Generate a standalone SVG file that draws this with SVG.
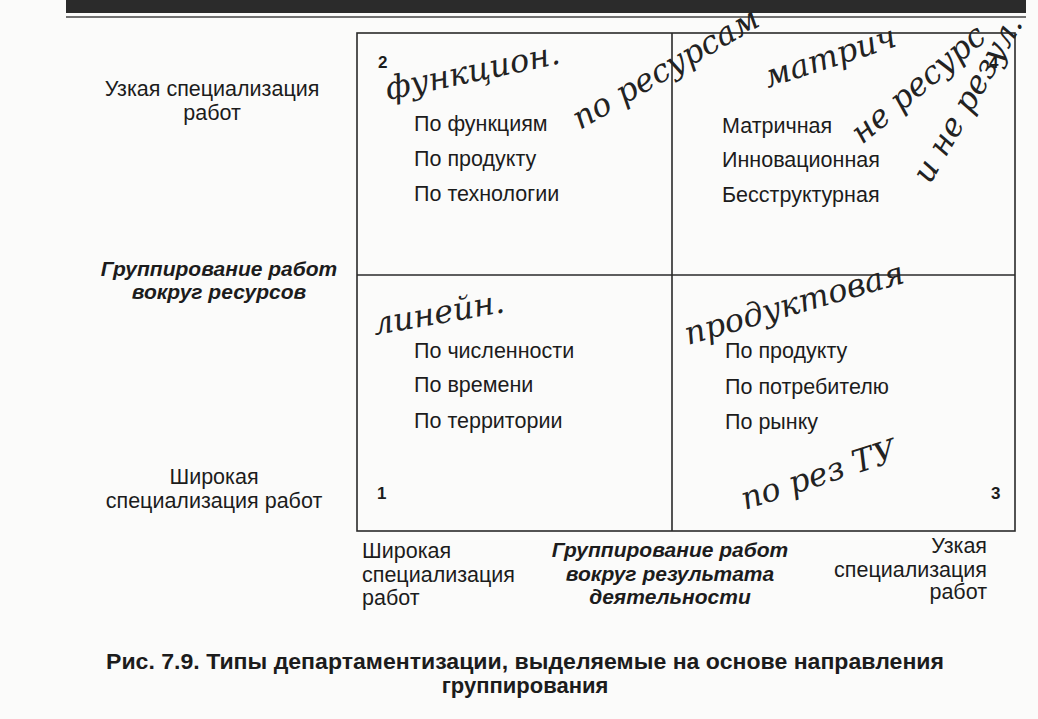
<svg xmlns="http://www.w3.org/2000/svg" width="1038" height="719" viewBox="0 0 1038 719">
<style>
text{font-family:"Liberation Sans",Arial,sans-serif;fill:#1c1c1c}
.t{font-size:21.5px}
.bi{font-size:21px;font-weight:bold;font-style:italic}
.num{font-size:17px;font-weight:bold}
.cap{font-size:22px;font-weight:bold}
.hw{font-family:"DejaVu Serif",serif;font-style:italic;font-size:32px;fill:#222}
.grid{fill:none;stroke:#2a2a2a;stroke-width:1.6}
</style>
<rect width="1038" height="719" fill="#fbfbfa"/>
<g id="header-rule">
<rect x="66" y="0" width="960" height="13" fill="#2b2b2b"/>
<line x1="66" y1="17" x2="1026" y2="17" stroke="#444" stroke-width="1.5"/>
</g>
<g id="matrix" class="grid">
<rect x="357" y="33" width="658" height="498"/>
<line x1="672" y1="33" x2="672" y2="531"/>
<line x1="357" y1="275" x2="1015" y2="275"/>
</g>
<g id="connectors"></g>
<g id="cell-2">
<text class="num" x="378" y="68">2</text>
<text class="t" x="414" y="131">По функциям</text>
<text class="t" x="414" y="166">По продукту</text>
<text class="t" x="414" y="201">По технологии</text>
</g>
<g id="cell-4">
<text class="num" x="989" y="68">4</text>
<text class="t" x="722" y="133">Матричная</text>
<text class="t" x="722" y="167">Инновационная</text>
<text class="t" x="722" y="202">Бесструктурная</text>
</g>
<g id="cell-1">
<text class="num" x="377" y="499">1</text>
<text class="t" x="414" y="358">По численности</text>
<text class="t" x="414" y="392">По времени</text>
<text class="t" x="414" y="428">По территории</text>
</g>
<g id="cell-3">
<text class="num" x="991" y="499">3</text>
<text class="t" x="725" y="358">По продукту</text>
<text class="t" x="725" y="394">По потребителю</text>
<text class="t" x="725" y="429">По рынку</text>
</g>
<g id="axis-left" text-anchor="middle">
<text class="t" x="212" y="96">Узкая специализация</text>
<text class="t" x="212" y="120">работ</text>
<text class="bi" x="219" y="276">Группирование работ</text>
<text class="bi" x="219" y="299">вокруг ресурсов</text>
<text class="t" x="214" y="484">Широкая</text>
<text class="t" x="214" y="508">специализация работ</text>
</g>
<g id="axis-bottom">
<text class="t" x="362" y="558">Широкая</text>
<text class="t" x="362" y="582">специализация</text>
<text class="t" x="362" y="605">работ</text>
<text class="bi" x="670" y="557" text-anchor="middle">Группирование работ</text>
<text class="bi" x="670" y="581" text-anchor="middle">вокруг результата</text>
<text class="bi" x="670" y="604" text-anchor="middle">деятельности</text>
<text class="t" x="987" y="553" text-anchor="end">Узкая</text>
<text class="t" x="987" y="577" text-anchor="end">специализация</text>
<text class="t" x="987" y="599" text-anchor="end">работ</text>
</g>
<g id="caption">
<text class="cap" x="106" y="669" textLength="838" lengthAdjust="spacingAndGlyphs">Рис. 7.9.  Типы департаментизации, выделяемые на основе направления</text>
<text class="cap" x="525" y="693" text-anchor="middle">группирования</text>
</g>
<g id="handwriting">
<text class="hw" transform="translate(388,100) rotate(-12)">функцион.</text>
<text class="hw" font-size="19" transform="translate(580,130) rotate(-30)">по ресурсам</text>
<text class="hw" font-size="26" transform="translate(768,88) rotate(-18)">матрич</text>
<text class="hw" font-size="17" transform="translate(862,145) rotate(-40)">не ресурс</text>
<text class="hw" font-size="19" transform="translate(930,185) rotate(-60)">и не резул.</text>
<text class="hw" transform="translate(375,335) rotate(-10)">линейн.</text>
<text class="hw" transform="translate(688,345) rotate(-16)">продуктовая</text>
<text class="hw" transform="translate(745,510) rotate(-18)">по рез ТУ</text>
</g>
</svg>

Your task:
Keep the pictures out of the copy and return the rest of the data above exactly.

In response:
Generate a standalone SVG file that draws this with SVG.
<svg xmlns="http://www.w3.org/2000/svg" width="1038" height="719" viewBox="0 0 1038 719">
<style>
text{font-family:"Liberation Sans",Arial,sans-serif;fill:#1c1c1c}
.t{font-size:21.5px}
.bi{font-size:21px;font-weight:bold;font-style:italic}
.num{font-size:17px;font-weight:bold}
.cap{font-size:22px;font-weight:bold}
.hw{font-family:"DejaVu Serif",serif;font-style:italic;font-size:32px;fill:#222}
.grid{fill:none;stroke:#2a2a2a;stroke-width:1.6}
</style>
<rect width="1038" height="719" fill="#fbfbfa"/>
<g id="header-rule">
<rect x="66" y="0" width="960" height="13" fill="#2b2b2b"/>
<line x1="66" y1="17" x2="1026" y2="17" stroke="#444" stroke-width="1.5"/>
</g>
<g id="matrix" class="grid">
<rect x="357" y="33" width="658" height="498"/>
<line x1="672" y1="33" x2="672" y2="531"/>
<line x1="357" y1="275" x2="1015" y2="275"/>
</g>
<g id="connectors"></g>
<g id="cell-2">
<text class="num" x="378" y="68">2</text>
<text class="t" x="414" y="131">По функциям</text>
<text class="t" x="414" y="166">По продукту</text>
<text class="t" x="414" y="201">По технологии</text>
</g>
<g id="cell-4">
<text class="num" x="989" y="68">4</text>
<text class="t" x="722" y="133">Матричная</text>
<text class="t" x="722" y="167">Инновационная</text>
<text class="t" x="722" y="202">Бесструктурная</text>
</g>
<g id="cell-1">
<text class="num" x="377" y="499">1</text>
<text class="t" x="414" y="358">По численности</text>
<text class="t" x="414" y="392">По времени</text>
<text class="t" x="414" y="428">По территории</text>
</g>
<g id="cell-3">
<text class="num" x="991" y="499">3</text>
<text class="t" x="725" y="358">По продукту</text>
<text class="t" x="725" y="394">По потребителю</text>
<text class="t" x="725" y="429">По рынку</text>
</g>
<g id="axis-left" text-anchor="middle">
<text class="t" x="212" y="96">Узкая специализация</text>
<text class="t" x="212" y="120">работ</text>
<text class="bi" x="219" y="276">Группирование работ</text>
<text class="bi" x="219" y="299">вокруг ресурсов</text>
<text class="t" x="214" y="484">Широкая</text>
<text class="t" x="214" y="508">специализация работ</text>
</g>
<g id="axis-bottom">
<text class="t" x="362" y="558">Широкая</text>
<text class="t" x="362" y="582">специализация</text>
<text class="t" x="362" y="605">работ</text>
<text class="bi" x="670" y="557" text-anchor="middle">Группирование работ</text>
<text class="bi" x="670" y="581" text-anchor="middle">вокруг результата</text>
<text class="bi" x="670" y="604" text-anchor="middle">деятельности</text>
<text class="t" x="987" y="553" text-anchor="end">Узкая</text>
<text class="t" x="987" y="577" text-anchor="end">специализация</text>
<text class="t" x="987" y="599" text-anchor="end">работ</text>
</g>
<g id="caption">
<text class="cap" x="106" y="669" textLength="838" lengthAdjust="spacingAndGlyphs">Рис. 7.9.  Типы департаментизации, выделяемые на основе направления</text>
<text class="cap" x="525" y="693" text-anchor="middle">группирования</text>
</g>
<g id="handwriting">
<text class="hw" transform="translate(388,100) rotate(-12)">функцион.</text>
<text class="hw" font-size="19" transform="translate(580,130) rotate(-30)">по ресурсам</text>
<text class="hw" font-size="26" transform="translate(768,88) rotate(-18)">матрич</text>
<text class="hw" font-size="17" transform="translate(862,145) rotate(-40)">не ресурс</text>
<text class="hw" font-size="19" transform="translate(930,185) rotate(-60)">и не резул.</text>
<text class="hw" transform="translate(375,335) rotate(-10)">линейн.</text>
<text class="hw" transform="translate(688,345) rotate(-16)">продуктовая</text>
<text class="hw" transform="translate(745,510) rotate(-18)">по рез ТУ</text>
</g>
</svg>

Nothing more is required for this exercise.